<<<<

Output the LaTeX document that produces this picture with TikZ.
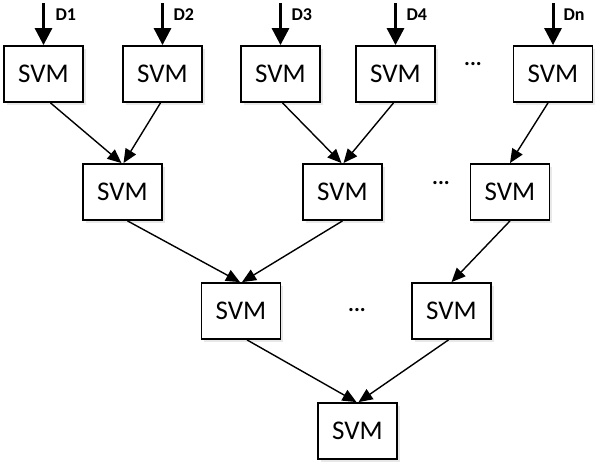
\documentclass[tikz,border=0pt]{standalone}
\usepackage{fontspec}
\setmainfont{Carlito}
\usetikzlibrary{arrows.meta,shadows}
\begin{document}
\begin{tikzpicture}[x=1pt,y=-1pt,
  svmbox/.style={draw, line width=1.8pt, minimum width=79pt, minimum height=56pt, inner sep=0pt, fill=white, font=\fontsize{27}{28}\selectfont,
    drop shadow={opacity=0.18, shadow xshift=2.5pt, shadow yshift=-2.5pt}},
  inarrow/.style={line width=3pt, -{Triangle[length=17pt,width=17pt]}},
  link/.style={line width=1.4pt, -{Triangle[length=14pt,width=12pt]}},
  dlabel/.style={font=\fontsize{18}{18}\selectfont\bfseries, anchor=west},
  dots/.style={font=\fontsize{22}{22}\selectfont\bfseries}]
\useasboundingbox (0,0) rectangle (601,466);
% top row
\node[svmbox] (t1) at (43.5,74) {SVM};
\node[svmbox] (t2) at (162.5,74) {SVM};
\node[svmbox] (t3) at (280.5,74) {SVM};
\node[svmbox] (t4) at (395.5,74) {SVM};
\node[svmbox] (tn) at (553,74) {SVM};
\node[dots] (d0) at (473,64) {...};
% input arrows
\coordinate (i1) at (43.5,3);
\coordinate (i2) at (162.5,3);
\coordinate (i3) at (280.5,3);
\coordinate (i4) at (395.5,3);
\coordinate (in) at (553,3);
\draw[inarrow] (i1) -- (t1.north);
\draw[inarrow] (i2) -- (t2.north);
\draw[inarrow] (i3) -- (t3.north);
\draw[inarrow] (i4) -- (t4.north);
\draw[inarrow] (in) -- (tn.north);
\node[dlabel] (l1) at (52,15) {D1};
\node[dlabel] (l2) at (170,15) {D2};
\node[dlabel] (l3) at (288,15) {D3};
\node[dlabel] (l4) at (403,15) {D4};
\node[dlabel] (ln) at (560,15) {Dn};
% middle row
\node[svmbox] (m1) at (122.5,192) {SVM};
\node[svmbox] (m2) at (342.5,192) {SVM};
\node[svmbox] (m3) at (510,192) {SVM};
\node[dots] (d1) at (441,183) {...};
% third row
\node[svmbox] (r1) at (241,311) {SVM};
\node[svmbox] (r2) at (451.5,311) {SVM};
\node[dots] (d2) at (357,310) {...};
% bottom
\node[svmbox] (b) at (357.5,431) {SVM};
% links
\draw[link] ([xshift=7pt]t1.south) -- ([xshift=-1pt]m1.north);
\draw[link] ([xshift=-2pt]t2.south) -- ([xshift=1pt]m1.north);
\draw[link] ([xshift=2pt]t3.south) -- ([xshift=-1pt]m2.north);
\draw[link] ([xshift=-2pt]t4.south) -- ([xshift=1pt]m2.north);
\draw[link] ([xshift=-5pt]tn.south) -- ([xshift=0pt]m3.north);
\draw[link] ([xshift=5pt]m1.south) -- ([xshift=-1pt]r1.north);
\draw[link] ([xshift=0pt]m2.south) -- ([xshift=1pt]r1.north);
\draw[link] ([xshift=0pt]m3.south) -- ([xshift=0pt]r2.north);
\draw[link] ([xshift=6pt]r1.south) -- ([xshift=-1pt]b.north);
\draw[link] ([xshift=-3pt]r2.south) -- ([xshift=1pt]b.north);
\end{tikzpicture}
\end{document}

>>>>

▶ _WHAT THIS TASK INVOLVES_
Write out the listing above again, exactly, but with no pictures in the copy.

▶ _OUTPUT OF THE EXERCISE_
Output the LaTeX document that produces this picture with TikZ.
\documentclass[tikz,border=0pt]{standalone}
\usepackage{fontspec}
\setmainfont{Carlito}
\usetikzlibrary{arrows.meta,shadows}
\begin{document}
\begin{tikzpicture}[x=1pt,y=-1pt,
  svmbox/.style={draw, line width=1.8pt, minimum width=79pt, minimum height=56pt, inner sep=0pt, fill=white, font=\fontsize{27}{28}\selectfont,
    drop shadow={opacity=0.18, shadow xshift=2.5pt, shadow yshift=-2.5pt}},
  inarrow/.style={line width=3pt, -{Triangle[length=17pt,width=17pt]}},
  link/.style={line width=1.4pt, -{Triangle[length=14pt,width=12pt]}},
  dlabel/.style={font=\fontsize{18}{18}\selectfont\bfseries, anchor=west},
  dots/.style={font=\fontsize{22}{22}\selectfont\bfseries}]
\useasboundingbox (0,0) rectangle (601,466);
% top row
\node[svmbox] (t1) at (43.5,74) {SVM};
\node[svmbox] (t2) at (162.5,74) {SVM};
\node[svmbox] (t3) at (280.5,74) {SVM};
\node[svmbox] (t4) at (395.5,74) {SVM};
\node[svmbox] (tn) at (553,74) {SVM};
\node[dots] (d0) at (473,64) {...};
% input arrows
\coordinate (i1) at (43.5,3);
\coordinate (i2) at (162.5,3);
\coordinate (i3) at (280.5,3);
\coordinate (i4) at (395.5,3);
\coordinate (in) at (553,3);
\draw[inarrow] (i1) -- (t1.north);
\draw[inarrow] (i2) -- (t2.north);
\draw[inarrow] (i3) -- (t3.north);
\draw[inarrow] (i4) -- (t4.north);
\draw[inarrow] (in) -- (tn.north);
\node[dlabel] (l1) at (52,15) {D1};
\node[dlabel] (l2) at (170,15) {D2};
\node[dlabel] (l3) at (288,15) {D3};
\node[dlabel] (l4) at (403,15) {D4};
\node[dlabel] (ln) at (560,15) {Dn};
% middle row
\node[svmbox] (m1) at (122.5,192) {SVM};
\node[svmbox] (m2) at (342.5,192) {SVM};
\node[svmbox] (m3) at (510,192) {SVM};
\node[dots] (d1) at (441,183) {...};
% third row
\node[svmbox] (r1) at (241,311) {SVM};
\node[svmbox] (r2) at (451.5,311) {SVM};
\node[dots] (d2) at (357,310) {...};
% bottom
\node[svmbox] (b) at (357.5,431) {SVM};
% links
\draw[link] ([xshift=7pt]t1.south) -- ([xshift=-1pt]m1.north);
\draw[link] ([xshift=-2pt]t2.south) -- ([xshift=1pt]m1.north);
\draw[link] ([xshift=2pt]t3.south) -- ([xshift=-1pt]m2.north);
\draw[link] ([xshift=-2pt]t4.south) -- ([xshift=1pt]m2.north);
\draw[link] ([xshift=-5pt]tn.south) -- ([xshift=0pt]m3.north);
\draw[link] ([xshift=5pt]m1.south) -- ([xshift=-1pt]r1.north);
\draw[link] ([xshift=0pt]m2.south) -- ([xshift=1pt]r1.north);
\draw[link] ([xshift=0pt]m3.south) -- ([xshift=0pt]r2.north);
\draw[link] ([xshift=6pt]r1.south) -- ([xshift=-1pt]b.north);
\draw[link] ([xshift=-3pt]r2.south) -- ([xshift=1pt]b.north);
\end{tikzpicture}
\end{document}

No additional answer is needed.